**Exercise**
Could you repeat, exactly as they stand, the lines between the one with "Write a Python" and the one with "import matplotlib.pyplot as plt", inclusive, minus the pictures?
------ Records supplied
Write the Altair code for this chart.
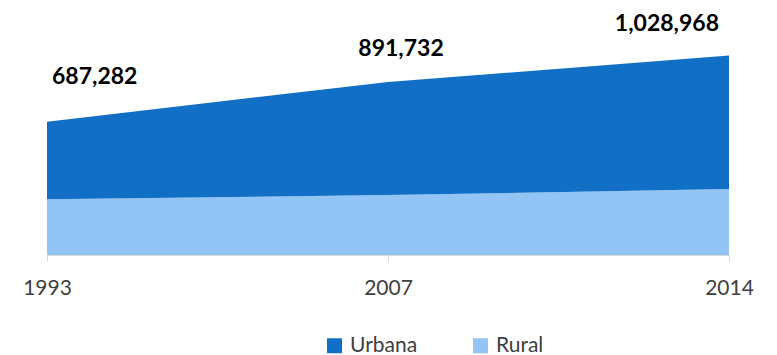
import altair as alt
import pandas as pd

years = ["1993", "2007", "2014"]
rural = [288000, 309000, 340000]
urbana = [399282, 582732, 688968]
totals = [687282, 891732, 1028968]
series = ["Urbana", "Rural"]
colors = ["#1170C6", "#92C5F5"]

rows = []
for i, yr in enumerate(years):
    rows.append({"year": yr, "serie": "Rural", "value": rural[i], "ord": 0})
    rows.append({"year": yr, "serie": "Urbana", "value": urbana[i], "ord": 1})
df = pd.DataFrame(rows)
tot = pd.DataFrame({"year": years, "total": totals,
                    "label": [f"{t:,}" for t in totals]})

YMAX = 1221650
xs = alt.Scale(type="point", padding=0)
ys = alt.Scale(domain=[0, YMAX], nice=False, zero=True)

area = alt.Chart(df).mark_area(opacity=1, interpolate="linear").encode(
    x=alt.X("year:O", scale=xs, sort=years,
            axis=alt.Axis(title=None, labelAngle=0, labelFont="Lato", labelFontSize=21,
                          labelColor="#404040", domainColor="#D9D9D9", tickColor="#D9D9D9",
                          tickSize=6, labelPadding=16, grid=False)),
    y=alt.Y("value:Q", stack="zero", scale=ys, axis=None),
    color=alt.Color("serie:N", scale=alt.Scale(domain=series, range=colors),
                    legend=alt.Legend(title=None, orient="none", direction="horizontal",
                                      legendX=277, legendY=317, padding=0,
                                      symbolType="square", symbolSize=225,
                                      symbolStrokeWidth=0, labelFont="Lato",
                                      labelFontSize=21, labelColor="#404040",
                                      labelOffset=5, columnPadding=52)),
    order=alt.Order("ord:Q"),
)

def lbl(yr, align, dx, dy):
    return alt.Chart(tot).transform_filter(alt.datum.year == yr).mark_text(
        font="Lato", fontWeight="bold", fontSize=23, color="#000000",
        align=align, baseline="alphabetic", dx=dx, dy=dy
    ).encode(
        x=alt.X("year:O", scale=xs, sort=years),
        y=alt.Y("total:Q", scale=ys),
        text="label:N",
    )

chart = alt.layer(
    area,
    lbl("1993", "left", 5, -38),
    lbl("2007", "center", 13, -26),
    lbl("2014", "right", -10, -24),
).properties(
    width=682, height=237,
    autosize=alt.AutoSizeParams(type="none"),
    padding={"left": 39, "top": 10, "right": 40, "bottom": 105},
).configure_view(stroke=None)

chart.save("out.html", embed_options={"renderer": "svg", "actions": False})
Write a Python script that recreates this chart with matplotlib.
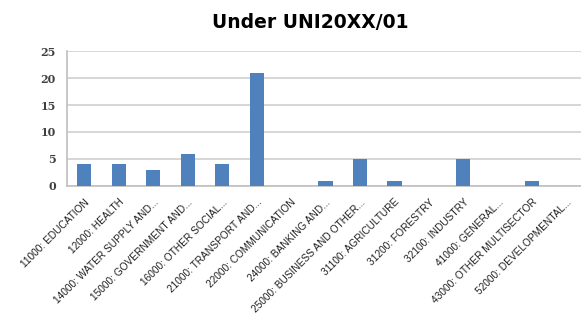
import matplotlib
matplotlib.use("Agg")
import matplotlib.pyplot as plt

# Categorias y valores
sectores = [
    "11000: EDUCATION",
    "12000: HEALTH",
    "14000: WATER SUPPLY AND...",
    "15000: GOVERNMENT AND...",
    "16000: OTHER SOCIAL...",
    "21000: TRANSPORT AND...",
    "22000: COMMUNICATION",
    "24000: BANKING AND...",
    "25000: BUSINESS AND OTHER...",
    "31100: AGRICULTURE",
    "31200: FORESTRY",
    "32100: INDUSTRY",
    "41000: GENERAL...",
    "43000: OTHER MULTISECTOR",
    "52000: DEVELOPMENTAL...",
]
valores = [4, 4, 3, 6, 4, 21, 0, 1, 5, 1, 0, 5, 0, 1, 0]
y_ticks = [0, 5, 10, 15, 20, 25]

fig = plt.figure(figsize=(5.81, 3.16), dpi=100)
ax = fig.add_axes([0.1153, 0.4114, 0.89, 0.4272])

x = list(range(len(sectores)))
ax.bar(x, valores, width=0.41, color="#4F81BD", zorder=3)

ax.set_xlim(-0.5, len(sectores) - 0.5)
ax.set_ylim(0, 25)
ax.set_yticks(y_ticks)
ax.set_yticklabels([str(v) for v in y_ticks], fontsize=8, fontweight="bold",
                   color="#404040", family="DejaVu Serif")
ax.yaxis.grid(True, color="#D6D6D6", linewidth=1.4, zorder=0)
ax.tick_params(axis="both", length=0, pad=8)

ax.set_xticks(x)
ax.set_xticklabels(sectores, rotation=45, ha="right", rotation_mode="anchor",
                   fontsize=7.3, color="#202020", family="Liberation Sans")
ax.tick_params(axis="x", pad=8)

for lado in ["top", "right"]:
    ax.spines[lado].set_visible(False)
ax.spines["left"].set_color("#BFBFBF")
ax.spines["bottom"].set_color("#BFBFBF")
ax.spines["left"].set_linewidth(1.2)
ax.spines["bottom"].set_linewidth(1.2)

fig.text(0.534, 0.93, "Under UNI20XX/01", ha="center", va="center",
         fontsize=13.5, fontweight="bold", color="#000000")

fig.savefig("out.png", dpi=100)
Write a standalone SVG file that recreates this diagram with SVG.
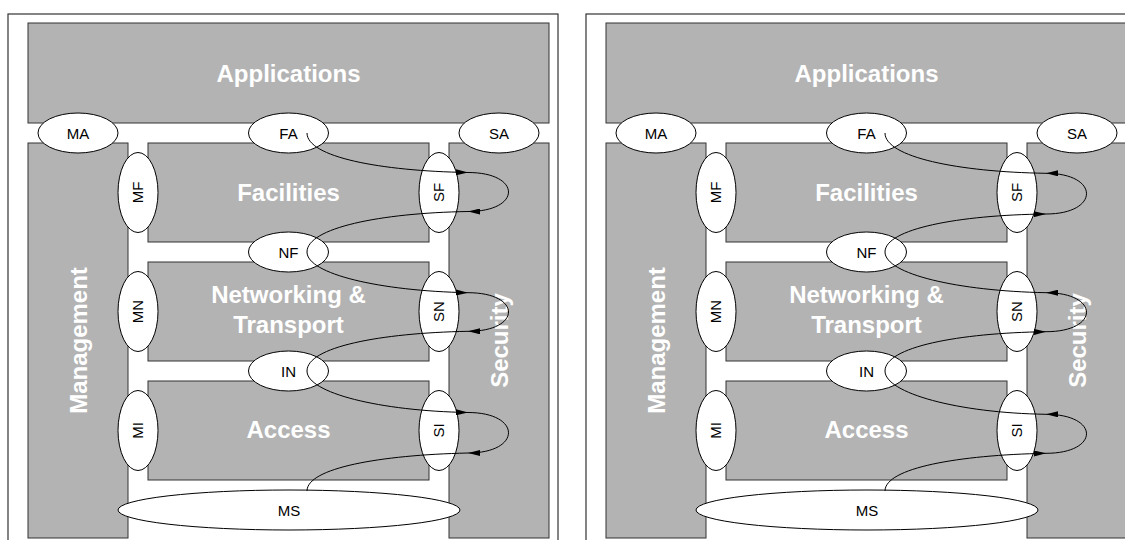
<svg xmlns="http://www.w3.org/2000/svg" width="1125" height="540" viewBox="0 0 1125 540">
<style>
.frame{fill:#fff;stroke:#333;stroke-width:1.2}
.box{fill:#b3b3b3;stroke:#333;stroke-width:1}
.big{font-family:"Liberation Sans",Arial,sans-serif;font-weight:bold;font-size:24px;fill:#fff;text-anchor:middle}
.ell{fill:#fff;stroke:#000;stroke-width:1}
.lbl{font-family:"Liberation Sans",Arial,sans-serif;font-size:15px;fill:#000;text-anchor:middle}
.con{fill:none;stroke:#000;stroke-width:1}
</style>
<defs>
<marker id="arr" markerUnits="userSpaceOnUse" markerWidth="12" markerHeight="6" refX="12" refY="3" orient="auto-start-reverse">
<path d="M0,0 L12,3 L0,6 z" fill="#000"/>
</marker>
</defs>
<rect width="1125" height="540" fill="#fff"/>

<!-- LEFT PANEL -->
<g id="left-panel">
<rect class="frame" x="8" y="14" width="550" height="560"/>
<g id="L-applications"><rect class="box" x="28" y="23" width="521" height="100"/><text class="big" x="288.5" y="81.5">Applications</text></g>
<g id="L-management"><rect class="box" x="28" y="143" width="100" height="395"/><text class="big" transform="translate(78,340.5) rotate(-90)" y="8.5">Management</text></g>
<g id="L-security"><rect class="box" x="449" y="143" width="100" height="395"/><text class="big" transform="translate(499,340.5) rotate(-90)" y="8.5">Security</text></g>
<g id="L-facilities"><rect class="box" x="148" y="143" width="281" height="99"/><text class="big" x="288.5" y="200.5">Facilities</text></g>
<g id="L-networking"><rect class="box" x="148" y="262" width="281" height="99"/><text class="big" x="288.5" y="303">Networking &amp;</text><text class="big" x="288.5" y="333">Transport</text></g>
<g id="L-access"><rect class="box" x="148" y="381" width="281" height="99"/><text class="big" x="288.5" y="438">Access</text></g>

<g id="L-MA"><ellipse class="ell" cx="78" cy="133" rx="40" ry="20"/><text class="lbl" x="78" y="138.5">MA</text></g>
<g id="L-FA"><ellipse class="ell" cx="288.5" cy="133" rx="40" ry="20"/><text class="lbl" x="288.5" y="138.5">FA</text></g>
<g id="L-SA"><ellipse class="ell" cx="499" cy="133" rx="40" ry="20"/><text class="lbl" x="499" y="138.5">SA</text></g>
<g id="L-NF"><ellipse class="ell" cx="288.5" cy="252" rx="40" ry="20"/><text class="lbl" x="288.5" y="257.5">NF</text></g>
<g id="L-IN"><ellipse class="ell" cx="288.5" cy="371" rx="40" ry="20"/><text class="lbl" x="288.5" y="376.5">IN</text></g>
<g id="L-MF"><ellipse class="ell" cx="138" cy="192.5" rx="20" ry="40"/><text class="lbl" transform="translate(138,192.5) rotate(-90)" y="5.4">MF</text></g>
<g id="L-MN"><ellipse class="ell" cx="138" cy="311.5" rx="20" ry="40"/><text class="lbl" transform="translate(138,311.5) rotate(-90)" y="5.4">MN</text></g>
<g id="L-MI"><ellipse class="ell" cx="138" cy="430.5" rx="20" ry="40"/><text class="lbl" transform="translate(138,430.5) rotate(-90)" y="5.4">MI</text></g>
<g id="L-SF"><ellipse class="ell" cx="439" cy="192.5" rx="20" ry="40"/><text class="lbl" transform="translate(439,192.5) rotate(-90)" y="5.4">SF</text></g>
<g id="L-SN"><ellipse class="ell" cx="439" cy="311.5" rx="20" ry="40"/><text class="lbl" transform="translate(439,311.5) rotate(-90)" y="5.4">SN</text></g>
<g id="L-SI"><ellipse class="ell" cx="439" cy="430.5" rx="20" ry="40"/><text class="lbl" transform="translate(439,430.5) rotate(-90)" y="5.4">SI</text></g>
<g id="L-MS"><ellipse class="ell" cx="289" cy="510" rx="171" ry="20"/><text class="lbl" x="289" y="515.5">MS</text></g>

<g id="L-connectors">
<path class="con" marker-end="url(#arr)" d="M307,133 C307,157 380,171 468,172.5"/>
<path class="con" marker-end="url(#arr)" d="M468,172.5 C522,172.5 522,211.5 468,211.5"/>
<path class="con" marker-end="url(#arr)" d="M468,211.5 C380,213 307,228 307,252 C307,274 380,291 468,292.7"/>
<path class="con" marker-end="url(#arr)" d="M468,292.7 C522,292.7 522,331.3 468,331.3"/>
<path class="con" marker-end="url(#arr)" d="M468,331.3 C380,333 307,347 307,371 C307,393 380,411 468,412.5"/>
<path class="con" marker-end="url(#arr)" d="M468,412.5 C522,412.5 522,453 468,453"/>
<path class="con" d="M468,453 C380,455 307,468 307,491"/>
</g>
</g>

<!-- RIGHT PANEL -->
<g id="right-panel" transform="translate(578,0)">
<rect class="frame" x="8" y="14" width="550" height="560"/>
<g id="R-applications"><rect class="box" x="28" y="23" width="521" height="100"/><text class="big" x="288.5" y="81.5">Applications</text></g>
<g id="R-management"><rect class="box" x="28" y="143" width="100" height="395"/><text class="big" transform="translate(78,340.5) rotate(-90)" y="8.5">Management</text></g>
<g id="R-security"><rect class="box" x="449" y="143" width="100" height="395"/><text class="big" transform="translate(499,340.5) rotate(-90)" y="8.5">Security</text></g>
<g id="R-facilities"><rect class="box" x="148" y="143" width="281" height="99"/><text class="big" x="288.5" y="200.5">Facilities</text></g>
<g id="R-networking"><rect class="box" x="148" y="262" width="281" height="99"/><text class="big" x="288.5" y="303">Networking &amp;</text><text class="big" x="288.5" y="333">Transport</text></g>
<g id="R-access"><rect class="box" x="148" y="381" width="281" height="99"/><text class="big" x="288.5" y="438">Access</text></g>

<g id="R-MA"><ellipse class="ell" cx="78" cy="133" rx="40" ry="20"/><text class="lbl" x="78" y="138.5">MA</text></g>
<g id="R-FA"><ellipse class="ell" cx="288.5" cy="133" rx="40" ry="20"/><text class="lbl" x="288.5" y="138.5">FA</text></g>
<g id="R-SA"><ellipse class="ell" cx="499" cy="133" rx="40" ry="20"/><text class="lbl" x="499" y="138.5">SA</text></g>
<g id="R-NF"><ellipse class="ell" cx="288.5" cy="252" rx="40" ry="20"/><text class="lbl" x="288.5" y="257.5">NF</text></g>
<g id="R-IN"><ellipse class="ell" cx="288.5" cy="371" rx="40" ry="20"/><text class="lbl" x="288.5" y="376.5">IN</text></g>
<g id="R-MF"><ellipse class="ell" cx="138" cy="192.5" rx="20" ry="40"/><text class="lbl" transform="translate(138,192.5) rotate(-90)" y="5.4">MF</text></g>
<g id="R-MN"><ellipse class="ell" cx="138" cy="311.5" rx="20" ry="40"/><text class="lbl" transform="translate(138,311.5) rotate(-90)" y="5.4">MN</text></g>
<g id="R-MI"><ellipse class="ell" cx="138" cy="430.5" rx="20" ry="40"/><text class="lbl" transform="translate(138,430.5) rotate(-90)" y="5.4">MI</text></g>
<g id="R-SF"><ellipse class="ell" cx="439" cy="192.5" rx="20" ry="40"/><text class="lbl" transform="translate(439,192.5) rotate(-90)" y="5.4">SF</text></g>
<g id="R-SN"><ellipse class="ell" cx="439" cy="311.5" rx="20" ry="40"/><text class="lbl" transform="translate(439,311.5) rotate(-90)" y="5.4">SN</text></g>
<g id="R-SI"><ellipse class="ell" cx="439" cy="430.5" rx="20" ry="40"/><text class="lbl" transform="translate(439,430.5) rotate(-90)" y="5.4">SI</text></g>
<g id="R-MS"><ellipse class="ell" cx="289" cy="510" rx="171" ry="20"/><text class="lbl" x="289" y="515.5">MS</text></g>

<g id="R-connectors">
<path class="con" d="M307,133 C307,157 380,172 468,173.3"/>
<path class="con" marker-start="url(#arr)" d="M468,173.3 C522,173.3 522,214 468,214"/>
<path class="con" marker-start="url(#arr)" d="M468,214 C380,215 307,229 307,252 C307,274 380,291 468,292.7"/>
<path class="con" marker-start="url(#arr)" d="M468,292.7 C522,292.7 522,331.7 468,331.7"/>
<path class="con" marker-start="url(#arr)" d="M468,331.7 C380,333 307,347 307,371 C307,393 380,413 468,414.3"/>
<path class="con" marker-start="url(#arr)" d="M468,414.3 C522,414.3 522,453.3 468,453.3"/>
<path class="con" marker-start="url(#arr)" d="M468,453.3 C380,455 307,468 307,491"/>
</g>
</g>
</svg>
------------
**Problem solution**
Write a Python script that recreates this chart with matplotlib.
import matplotlib
matplotlib.use("Agg")
import matplotlib.pyplot as plt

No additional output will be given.